Ossoff, for his part, maintains some vocal supporters in the Jewish community.
Cary Levow, a supporter of pro-Israel causes and candidates, told JI last week, “I support Senator Ossoff and know of other Jewish Georgians who understand that Jon’s approach to the Gaza humanitarian issue is genuine.”
“Senator Ossoff has voted for over $20 billion in aid to Israel, has family living in Israel and has spent a significant amount of time in the country,” Levow continued. “I think Jon has represented the Jewish community well and I have zero concern about a senator who is critical of how [Israeli Prime Minister Benjamin Netanyahu] Bibi is waging this war.”
Fialkow argued that the only way for a Republican to win is for both Kemp and Trump to be aligned behind the same candidate, and that a hard-right Republican can’t win statewide in Georgia, meaning that Dooley gives Republicans their best chance to beat Ossoff.
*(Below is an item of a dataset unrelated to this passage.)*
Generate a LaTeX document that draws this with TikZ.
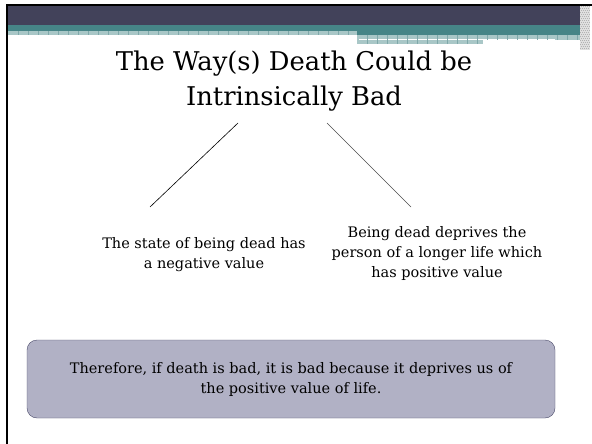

Fialkow said he’s spoken to Collins and is confident that he would never vote against U.S. support for Israel, due to his own religious convictions. Collins has voiced the same view in confrontations with anti-Israel activists.
Speaking at an Oct. 7 memorial ceremony in 2024, Collins called the U.S. Israel’s “greatest friend” and said that the Oct. 7, 2023, Hamas attacks had only strengthened the relationship between the two partners. He said he would work to make sure Israel receives all the support it needs to defend itself.
“Hamas not only attacked the peaceful people of Israel that day, but they launched an assault against the idea of free and fair democracies in the Middle East,” Collins said.
But some elements of Collins’ record on antisemitism could raise red flags for others in the Jewish community. Last year, he refused to apologize for and doubled down on engaging with an antisemitic, racist Twitter account that was attacking a reporter for being Jewish. And he voted against the Antisemitism Awareness Act, and has a record of engaging in otherwise extremist rhetoric online.
“Mike Collins has condemned the hate speech seen on college campuses and around the globe, and has been an ardent supporter of Israel in Congress. While Jon Ossoff capitulated to woke activists and voted to cut aid to Israel, Mike Collins has stood strong and protected its right to exist,” a Collins campaign spokesperson told JI, when asked about his online history and vote on the antisemitism bill.
Carter, who is close with some Atlanta-area Jewish leaders, has been a vocal supporter of pro-Israel and Jewish causes in the House, including leading pushes for funding and support for Holocaust education programs, calling on colleagues to address antisemitism in health care, leading legislation to support U.S.-Israel cooperative programs, urging support for the snapback of U.N. sanctions on Iran and calling for Qatar and Turkey to expel Hamas leaders. He also supported the Antisemitism Awareness Act, unlike Collins.
Carter’s campaign did not respond to a request for comment.
Other than Collins’ vote against the Antisemitism Awareness Act, both Carter and Collins have records of supporting legislation backing Israel and combating antisemitism, including voting for supplemental aid to Israel and a resolution describing anti-Zionism as antisemitic.